Problem ::
Reproduce all lines of the listing below in which the word "this" occurs.

Source data ::
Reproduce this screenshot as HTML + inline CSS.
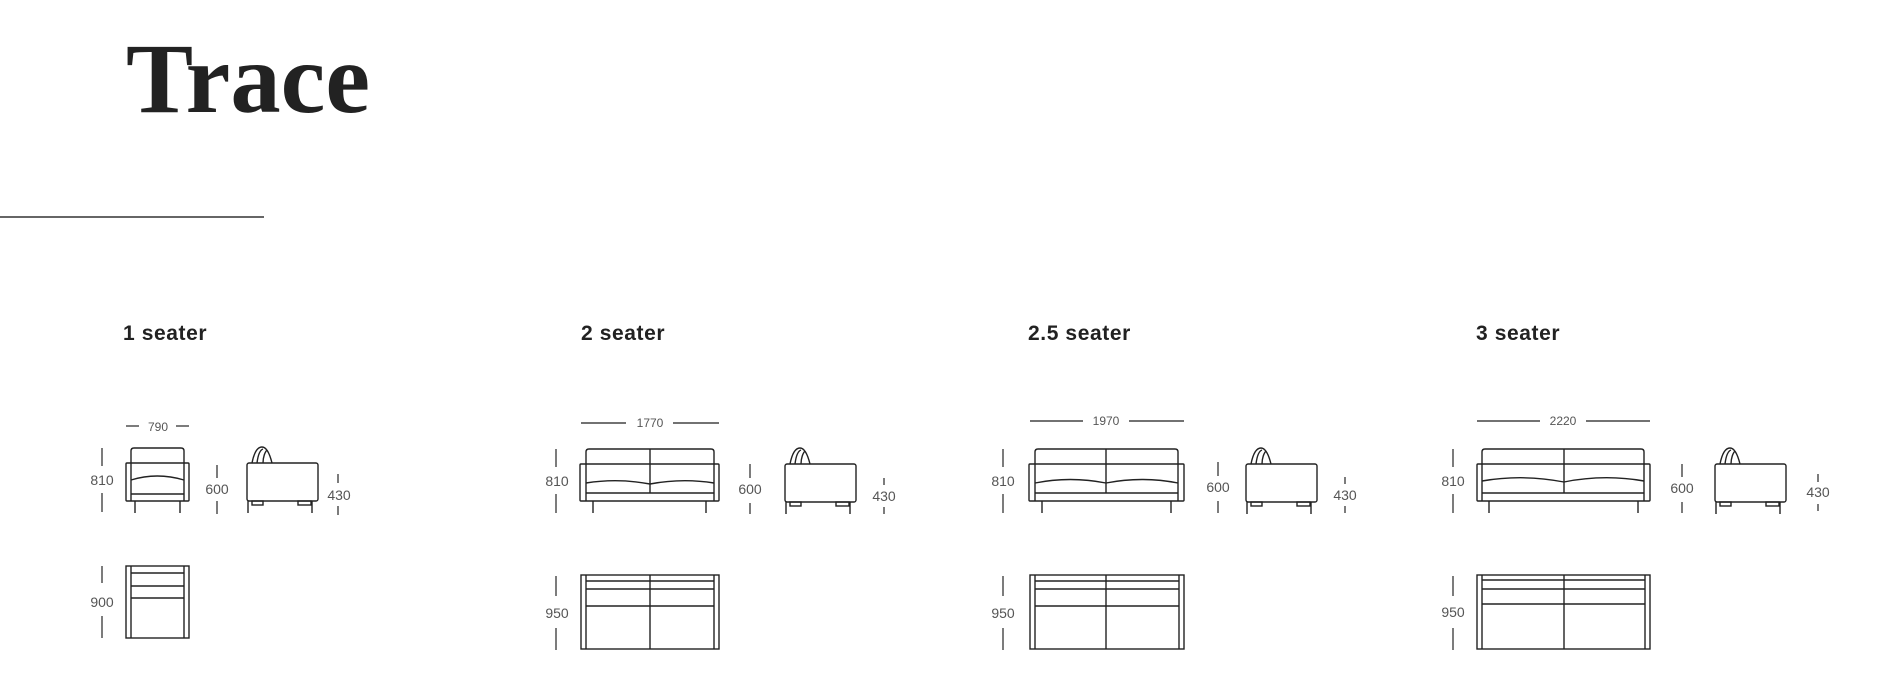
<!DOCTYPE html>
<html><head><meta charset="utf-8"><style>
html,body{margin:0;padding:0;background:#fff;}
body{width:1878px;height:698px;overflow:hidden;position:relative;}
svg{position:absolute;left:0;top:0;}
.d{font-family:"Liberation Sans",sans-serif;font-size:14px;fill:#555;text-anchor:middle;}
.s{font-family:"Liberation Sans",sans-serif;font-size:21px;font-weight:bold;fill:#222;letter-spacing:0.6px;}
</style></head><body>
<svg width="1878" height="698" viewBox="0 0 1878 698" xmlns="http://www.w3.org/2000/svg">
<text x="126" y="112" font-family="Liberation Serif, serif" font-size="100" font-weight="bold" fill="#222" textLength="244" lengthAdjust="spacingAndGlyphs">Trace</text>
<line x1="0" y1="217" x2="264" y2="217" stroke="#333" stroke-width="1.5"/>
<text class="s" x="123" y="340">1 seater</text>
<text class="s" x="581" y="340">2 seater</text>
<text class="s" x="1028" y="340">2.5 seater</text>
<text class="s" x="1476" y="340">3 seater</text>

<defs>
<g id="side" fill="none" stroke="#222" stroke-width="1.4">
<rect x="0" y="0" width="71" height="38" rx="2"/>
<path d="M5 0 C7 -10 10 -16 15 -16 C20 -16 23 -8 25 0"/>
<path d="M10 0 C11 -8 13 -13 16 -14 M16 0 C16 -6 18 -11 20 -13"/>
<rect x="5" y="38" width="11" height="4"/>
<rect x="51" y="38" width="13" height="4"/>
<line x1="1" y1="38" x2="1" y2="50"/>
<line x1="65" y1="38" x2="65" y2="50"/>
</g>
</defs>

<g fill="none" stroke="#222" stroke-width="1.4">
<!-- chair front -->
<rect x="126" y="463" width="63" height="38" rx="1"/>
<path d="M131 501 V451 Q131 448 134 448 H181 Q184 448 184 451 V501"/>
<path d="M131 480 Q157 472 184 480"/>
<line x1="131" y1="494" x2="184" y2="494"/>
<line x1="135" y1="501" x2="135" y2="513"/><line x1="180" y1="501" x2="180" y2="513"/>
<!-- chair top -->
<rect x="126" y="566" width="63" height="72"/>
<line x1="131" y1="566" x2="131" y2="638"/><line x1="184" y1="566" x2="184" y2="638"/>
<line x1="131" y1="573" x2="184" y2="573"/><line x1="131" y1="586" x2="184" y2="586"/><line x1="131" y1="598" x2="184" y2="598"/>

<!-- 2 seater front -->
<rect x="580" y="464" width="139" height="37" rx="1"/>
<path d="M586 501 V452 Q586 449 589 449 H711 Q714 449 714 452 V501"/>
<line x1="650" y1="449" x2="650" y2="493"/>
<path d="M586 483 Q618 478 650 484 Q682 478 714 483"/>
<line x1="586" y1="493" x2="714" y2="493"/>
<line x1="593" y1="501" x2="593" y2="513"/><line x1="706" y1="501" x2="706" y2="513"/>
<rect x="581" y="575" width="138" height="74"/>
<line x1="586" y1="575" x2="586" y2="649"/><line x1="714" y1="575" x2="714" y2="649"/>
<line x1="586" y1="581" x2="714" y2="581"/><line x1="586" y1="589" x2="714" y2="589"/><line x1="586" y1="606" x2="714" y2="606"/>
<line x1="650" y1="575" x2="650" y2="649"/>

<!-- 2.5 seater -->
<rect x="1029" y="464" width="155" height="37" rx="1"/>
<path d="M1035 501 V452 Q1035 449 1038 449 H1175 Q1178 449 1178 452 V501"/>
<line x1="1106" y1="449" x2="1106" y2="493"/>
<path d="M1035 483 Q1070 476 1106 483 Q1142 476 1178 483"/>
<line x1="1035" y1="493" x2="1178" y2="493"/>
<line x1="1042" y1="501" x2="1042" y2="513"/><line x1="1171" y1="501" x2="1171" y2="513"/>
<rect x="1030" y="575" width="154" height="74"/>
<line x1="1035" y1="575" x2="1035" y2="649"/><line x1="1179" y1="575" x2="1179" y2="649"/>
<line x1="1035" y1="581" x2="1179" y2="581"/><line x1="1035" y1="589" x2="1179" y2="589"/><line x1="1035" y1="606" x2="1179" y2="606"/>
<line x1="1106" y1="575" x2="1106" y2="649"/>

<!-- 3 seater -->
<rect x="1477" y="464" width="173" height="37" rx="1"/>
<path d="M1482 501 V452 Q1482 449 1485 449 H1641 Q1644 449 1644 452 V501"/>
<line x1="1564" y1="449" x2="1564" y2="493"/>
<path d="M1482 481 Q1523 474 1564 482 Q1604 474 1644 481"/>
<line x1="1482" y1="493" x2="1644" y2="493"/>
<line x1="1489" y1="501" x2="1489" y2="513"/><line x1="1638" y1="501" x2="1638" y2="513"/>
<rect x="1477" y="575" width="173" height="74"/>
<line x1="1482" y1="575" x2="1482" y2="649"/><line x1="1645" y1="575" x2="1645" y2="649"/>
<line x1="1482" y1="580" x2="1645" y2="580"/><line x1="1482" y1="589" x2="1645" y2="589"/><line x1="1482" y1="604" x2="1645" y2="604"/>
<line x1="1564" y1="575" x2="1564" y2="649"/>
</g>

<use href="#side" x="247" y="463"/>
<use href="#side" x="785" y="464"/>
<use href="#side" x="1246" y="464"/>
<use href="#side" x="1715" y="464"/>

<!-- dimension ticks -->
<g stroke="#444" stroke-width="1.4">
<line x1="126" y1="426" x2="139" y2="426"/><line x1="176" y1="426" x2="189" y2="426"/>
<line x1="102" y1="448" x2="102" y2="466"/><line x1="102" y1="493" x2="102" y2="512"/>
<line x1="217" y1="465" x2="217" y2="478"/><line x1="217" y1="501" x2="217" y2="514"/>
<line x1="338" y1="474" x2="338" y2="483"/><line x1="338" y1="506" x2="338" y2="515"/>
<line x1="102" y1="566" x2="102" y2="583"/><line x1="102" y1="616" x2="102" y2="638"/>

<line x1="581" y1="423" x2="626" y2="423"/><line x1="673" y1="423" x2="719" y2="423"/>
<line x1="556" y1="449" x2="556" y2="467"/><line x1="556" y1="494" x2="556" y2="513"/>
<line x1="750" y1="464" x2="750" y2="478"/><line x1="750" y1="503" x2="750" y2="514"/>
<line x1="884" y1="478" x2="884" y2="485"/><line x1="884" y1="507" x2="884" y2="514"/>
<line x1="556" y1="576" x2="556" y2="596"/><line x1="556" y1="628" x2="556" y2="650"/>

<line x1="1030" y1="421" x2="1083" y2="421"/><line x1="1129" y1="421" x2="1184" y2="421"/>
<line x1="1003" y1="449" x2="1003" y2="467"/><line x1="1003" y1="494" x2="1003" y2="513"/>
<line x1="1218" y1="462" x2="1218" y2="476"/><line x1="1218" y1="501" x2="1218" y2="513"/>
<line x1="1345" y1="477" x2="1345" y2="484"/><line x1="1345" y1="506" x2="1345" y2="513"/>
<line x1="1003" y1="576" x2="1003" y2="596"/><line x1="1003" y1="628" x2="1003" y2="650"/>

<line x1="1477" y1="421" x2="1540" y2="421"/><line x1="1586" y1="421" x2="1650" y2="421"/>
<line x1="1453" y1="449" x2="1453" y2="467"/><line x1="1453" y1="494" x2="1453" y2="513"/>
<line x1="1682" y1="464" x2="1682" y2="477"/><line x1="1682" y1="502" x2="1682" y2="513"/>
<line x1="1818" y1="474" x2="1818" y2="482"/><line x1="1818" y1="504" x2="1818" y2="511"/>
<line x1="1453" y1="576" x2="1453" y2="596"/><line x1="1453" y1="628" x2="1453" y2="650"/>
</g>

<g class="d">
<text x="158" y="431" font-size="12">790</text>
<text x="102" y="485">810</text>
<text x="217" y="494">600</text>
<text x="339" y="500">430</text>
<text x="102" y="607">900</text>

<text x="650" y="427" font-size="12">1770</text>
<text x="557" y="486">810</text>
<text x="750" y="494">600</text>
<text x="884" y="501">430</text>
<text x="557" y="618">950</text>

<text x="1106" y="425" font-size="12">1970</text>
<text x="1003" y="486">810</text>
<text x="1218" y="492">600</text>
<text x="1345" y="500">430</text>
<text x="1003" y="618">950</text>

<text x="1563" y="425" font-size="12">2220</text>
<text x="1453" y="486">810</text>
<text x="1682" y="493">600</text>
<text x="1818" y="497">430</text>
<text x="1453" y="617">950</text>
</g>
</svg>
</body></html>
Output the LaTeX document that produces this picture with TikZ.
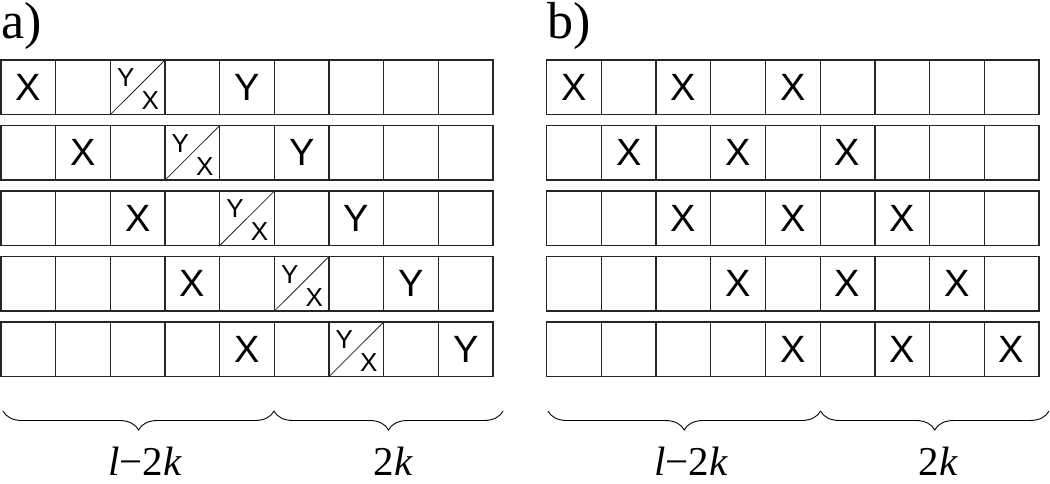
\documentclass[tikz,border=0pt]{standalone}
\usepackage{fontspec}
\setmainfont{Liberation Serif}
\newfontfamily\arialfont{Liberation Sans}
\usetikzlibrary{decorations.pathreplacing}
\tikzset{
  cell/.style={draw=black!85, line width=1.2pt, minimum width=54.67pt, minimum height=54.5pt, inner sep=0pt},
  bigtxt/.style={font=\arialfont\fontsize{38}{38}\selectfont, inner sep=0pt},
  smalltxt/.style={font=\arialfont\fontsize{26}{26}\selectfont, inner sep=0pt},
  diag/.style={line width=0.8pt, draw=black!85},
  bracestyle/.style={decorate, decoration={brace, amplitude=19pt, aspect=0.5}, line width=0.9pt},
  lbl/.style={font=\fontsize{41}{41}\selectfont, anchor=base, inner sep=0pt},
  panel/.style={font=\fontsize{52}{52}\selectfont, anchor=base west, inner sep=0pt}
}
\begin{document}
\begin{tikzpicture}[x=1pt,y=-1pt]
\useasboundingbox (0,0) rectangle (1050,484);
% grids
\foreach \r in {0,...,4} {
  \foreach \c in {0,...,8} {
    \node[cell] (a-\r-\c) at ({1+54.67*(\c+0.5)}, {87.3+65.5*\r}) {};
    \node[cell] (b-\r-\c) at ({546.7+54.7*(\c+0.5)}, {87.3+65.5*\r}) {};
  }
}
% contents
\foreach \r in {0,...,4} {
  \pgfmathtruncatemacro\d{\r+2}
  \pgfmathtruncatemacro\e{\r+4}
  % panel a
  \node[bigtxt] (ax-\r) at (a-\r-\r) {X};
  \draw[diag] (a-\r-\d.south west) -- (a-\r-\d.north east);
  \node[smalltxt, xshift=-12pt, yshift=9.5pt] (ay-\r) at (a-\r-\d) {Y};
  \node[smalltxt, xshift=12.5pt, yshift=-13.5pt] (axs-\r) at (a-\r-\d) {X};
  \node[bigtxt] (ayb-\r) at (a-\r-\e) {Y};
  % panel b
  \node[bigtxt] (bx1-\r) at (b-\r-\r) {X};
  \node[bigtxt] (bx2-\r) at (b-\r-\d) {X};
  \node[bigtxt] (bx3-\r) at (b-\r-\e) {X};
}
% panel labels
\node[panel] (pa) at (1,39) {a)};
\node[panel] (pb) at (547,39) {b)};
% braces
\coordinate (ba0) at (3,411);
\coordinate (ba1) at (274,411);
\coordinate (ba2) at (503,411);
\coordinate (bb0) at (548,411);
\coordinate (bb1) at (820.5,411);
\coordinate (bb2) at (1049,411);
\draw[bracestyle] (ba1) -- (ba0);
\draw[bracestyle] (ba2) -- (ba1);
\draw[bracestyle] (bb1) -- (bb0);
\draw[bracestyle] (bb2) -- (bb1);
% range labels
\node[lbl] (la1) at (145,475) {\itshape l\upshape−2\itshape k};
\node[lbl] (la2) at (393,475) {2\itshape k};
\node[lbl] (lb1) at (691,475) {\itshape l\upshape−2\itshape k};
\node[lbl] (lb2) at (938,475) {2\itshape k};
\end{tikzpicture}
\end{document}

Task output ::
Reproduce this screenshot as HTML + inline CSS.
Output the LaTeX document that produces this picture with TikZ.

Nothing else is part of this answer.